First one is what i've written in the title, what's the difference between lgb.train() and lightgbm()?
The description in the documentation(https://cran.r-project.org/web/packages/lightgbm/lightgbm.pdf) says that lgb.train is 'Logic to train with LightGBM' and lightgbm is 'Simple interface for training a LightGBM model', while both their outcome value is lgb.Booster, a trained model. One difference I've found is that lgb.train() does not work with valids = , while lightgbm() does.
Second one is about a function lgb.cv(), regarding a cross validation in lightGBM. How do you apply the output of lgb.cv() to a model? As I understood from the documentation i've linked above, it seems like the output of both lgb.cv and lgb.train is a model. Is it correct to use it like the example below?
lgbcv <- lgb.cv(params,
lgbtrain,
nrounds = 1000,
nfold = 5,
early_stopping_rounds = 100,
learning_rate = 1.0)
lgbcv <- lightgbm(params,
lgbtrain,
nrounds = 1000,
early_stopping_rounds = 100,
learning_rate = 1.0)
Thank you in advance!
what's the difference between lgb.train() and lightgbm()?
These functions both train a LightGBM model, they're just slightly different interfaces. The biggest difference is in how training data are prepared. LightGBM training requires a special LightGBM-specific representation of the training data, called a Dataset
. To use lgb.train()
, you have to construct one of these beforehand with lgb.Dataset()
. lightgbm()
, on the other hand, can accept a data frame, data.table
, or matrix and will create the Dataset
object for you.
Choose whichever method you feel has a more friendly interface...both will produce a single trained LightGBM model (class "lgb.Booster"
).
that lgb.train() does not work with valids = , while lightgbm() does.

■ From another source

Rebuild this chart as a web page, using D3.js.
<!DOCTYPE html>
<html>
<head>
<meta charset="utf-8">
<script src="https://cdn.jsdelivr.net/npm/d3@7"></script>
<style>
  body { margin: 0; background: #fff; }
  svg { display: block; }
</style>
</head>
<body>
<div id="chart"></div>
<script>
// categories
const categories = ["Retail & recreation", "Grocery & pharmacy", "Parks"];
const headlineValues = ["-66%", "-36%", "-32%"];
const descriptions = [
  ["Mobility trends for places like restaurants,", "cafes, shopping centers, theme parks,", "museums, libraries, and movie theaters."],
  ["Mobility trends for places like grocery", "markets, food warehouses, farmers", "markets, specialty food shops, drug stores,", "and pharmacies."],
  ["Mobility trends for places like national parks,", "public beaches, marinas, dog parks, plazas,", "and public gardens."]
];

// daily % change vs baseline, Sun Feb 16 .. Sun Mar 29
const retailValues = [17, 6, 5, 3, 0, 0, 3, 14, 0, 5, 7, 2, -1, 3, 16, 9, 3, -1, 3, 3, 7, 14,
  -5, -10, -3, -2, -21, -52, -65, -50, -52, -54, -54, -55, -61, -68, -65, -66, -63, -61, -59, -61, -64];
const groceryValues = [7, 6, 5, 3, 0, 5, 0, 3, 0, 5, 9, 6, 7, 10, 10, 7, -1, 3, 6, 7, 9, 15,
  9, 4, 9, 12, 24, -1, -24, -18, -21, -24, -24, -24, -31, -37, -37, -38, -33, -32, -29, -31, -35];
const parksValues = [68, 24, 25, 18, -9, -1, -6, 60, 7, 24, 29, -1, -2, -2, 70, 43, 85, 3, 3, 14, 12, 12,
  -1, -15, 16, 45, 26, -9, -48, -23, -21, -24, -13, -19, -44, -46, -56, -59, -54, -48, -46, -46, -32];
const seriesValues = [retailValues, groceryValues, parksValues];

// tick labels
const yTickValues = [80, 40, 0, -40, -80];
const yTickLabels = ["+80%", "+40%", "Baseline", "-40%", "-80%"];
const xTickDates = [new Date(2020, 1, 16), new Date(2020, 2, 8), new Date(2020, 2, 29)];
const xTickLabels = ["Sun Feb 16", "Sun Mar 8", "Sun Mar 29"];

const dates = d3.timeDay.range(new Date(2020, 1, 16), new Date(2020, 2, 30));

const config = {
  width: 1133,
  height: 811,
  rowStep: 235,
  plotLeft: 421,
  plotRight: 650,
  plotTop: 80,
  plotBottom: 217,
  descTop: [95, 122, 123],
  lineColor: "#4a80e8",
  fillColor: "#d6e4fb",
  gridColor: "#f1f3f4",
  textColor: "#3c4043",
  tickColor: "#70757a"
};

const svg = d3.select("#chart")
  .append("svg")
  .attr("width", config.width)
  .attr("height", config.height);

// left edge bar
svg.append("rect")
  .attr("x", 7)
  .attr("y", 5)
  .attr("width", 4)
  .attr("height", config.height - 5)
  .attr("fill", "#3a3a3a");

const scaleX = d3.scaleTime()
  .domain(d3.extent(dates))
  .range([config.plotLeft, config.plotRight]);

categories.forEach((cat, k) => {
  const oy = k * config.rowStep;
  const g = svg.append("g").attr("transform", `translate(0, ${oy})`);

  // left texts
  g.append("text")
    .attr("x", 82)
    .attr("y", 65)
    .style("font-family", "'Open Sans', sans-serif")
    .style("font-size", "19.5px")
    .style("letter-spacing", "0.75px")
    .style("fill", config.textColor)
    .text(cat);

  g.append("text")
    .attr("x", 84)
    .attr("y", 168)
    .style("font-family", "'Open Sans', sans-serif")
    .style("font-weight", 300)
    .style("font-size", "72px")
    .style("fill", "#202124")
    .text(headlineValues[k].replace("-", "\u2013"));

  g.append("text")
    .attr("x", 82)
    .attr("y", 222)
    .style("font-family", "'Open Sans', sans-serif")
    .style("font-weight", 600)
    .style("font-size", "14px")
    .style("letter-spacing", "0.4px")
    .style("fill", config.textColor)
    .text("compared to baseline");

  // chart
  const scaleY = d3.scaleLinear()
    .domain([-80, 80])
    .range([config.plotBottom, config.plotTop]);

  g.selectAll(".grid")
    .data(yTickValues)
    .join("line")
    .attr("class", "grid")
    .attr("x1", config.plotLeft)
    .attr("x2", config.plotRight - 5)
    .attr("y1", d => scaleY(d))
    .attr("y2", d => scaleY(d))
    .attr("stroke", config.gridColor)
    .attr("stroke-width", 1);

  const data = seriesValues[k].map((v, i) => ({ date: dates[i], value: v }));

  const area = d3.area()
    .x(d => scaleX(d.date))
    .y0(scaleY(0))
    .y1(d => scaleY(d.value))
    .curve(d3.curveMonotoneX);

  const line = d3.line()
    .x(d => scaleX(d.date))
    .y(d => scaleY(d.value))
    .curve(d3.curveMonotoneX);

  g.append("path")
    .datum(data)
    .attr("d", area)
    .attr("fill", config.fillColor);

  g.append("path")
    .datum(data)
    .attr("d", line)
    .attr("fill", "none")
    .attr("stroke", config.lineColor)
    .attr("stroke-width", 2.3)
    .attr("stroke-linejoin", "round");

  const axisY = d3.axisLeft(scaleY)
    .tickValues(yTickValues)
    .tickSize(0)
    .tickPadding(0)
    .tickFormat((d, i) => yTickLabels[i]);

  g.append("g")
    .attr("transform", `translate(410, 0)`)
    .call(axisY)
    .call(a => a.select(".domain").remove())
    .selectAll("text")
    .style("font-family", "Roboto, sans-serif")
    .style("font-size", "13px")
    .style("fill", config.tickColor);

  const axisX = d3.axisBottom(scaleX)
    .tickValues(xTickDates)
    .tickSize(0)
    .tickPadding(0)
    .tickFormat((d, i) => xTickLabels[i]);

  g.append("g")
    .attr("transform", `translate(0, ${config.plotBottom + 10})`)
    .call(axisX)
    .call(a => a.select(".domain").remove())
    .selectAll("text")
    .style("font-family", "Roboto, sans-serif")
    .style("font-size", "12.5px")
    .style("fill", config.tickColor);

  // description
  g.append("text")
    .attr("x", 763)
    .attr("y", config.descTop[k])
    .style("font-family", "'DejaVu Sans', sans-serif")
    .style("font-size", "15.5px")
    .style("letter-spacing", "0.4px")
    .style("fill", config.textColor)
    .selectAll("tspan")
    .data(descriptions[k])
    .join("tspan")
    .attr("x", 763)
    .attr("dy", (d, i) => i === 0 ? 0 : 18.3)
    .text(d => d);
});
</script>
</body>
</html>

This is not correct. Both functions accept the keyword argument valids
. Run ?lgb.train
and ?lightgbm
for documentation on those methods.
How do you apply the output of lgb.cv() to a model?
I'm not sure what you mean, but you can find an example of how to use lgb.cv()
in the docs that show up when you run ?lgb.cv
.
library(lightgbm)
data(agaricus.train, package = "lightgbm")
train <- agaricus.train
dtrain <- lgb.Dataset(train$data, label = train$label)
params <- list(objective = "regression", metric = "l2")
model <- lgb.cv(
params = params
, data = dtrain
, nrounds = 5L
, nfold = 3L
, min_data = 1L
, learning_rate = 1.0
)
This returns an object of class "lgb.CVBooster"
. That object has multiple "lgb.Booster"
objects in it (the trained models that lightgbm()
or lgb.train()
produce).
You can extract any one of these from model$boosters
. However, in practice I don't recommend using the models from lgb.cv()
directly. The goal of cross-validation is to get an estimate of the generalization error for a model. So you can use lgb.cv()
to figure out the expected error for a given dataset + set of parameters (by looking at model$record_evals
and model$best_score
).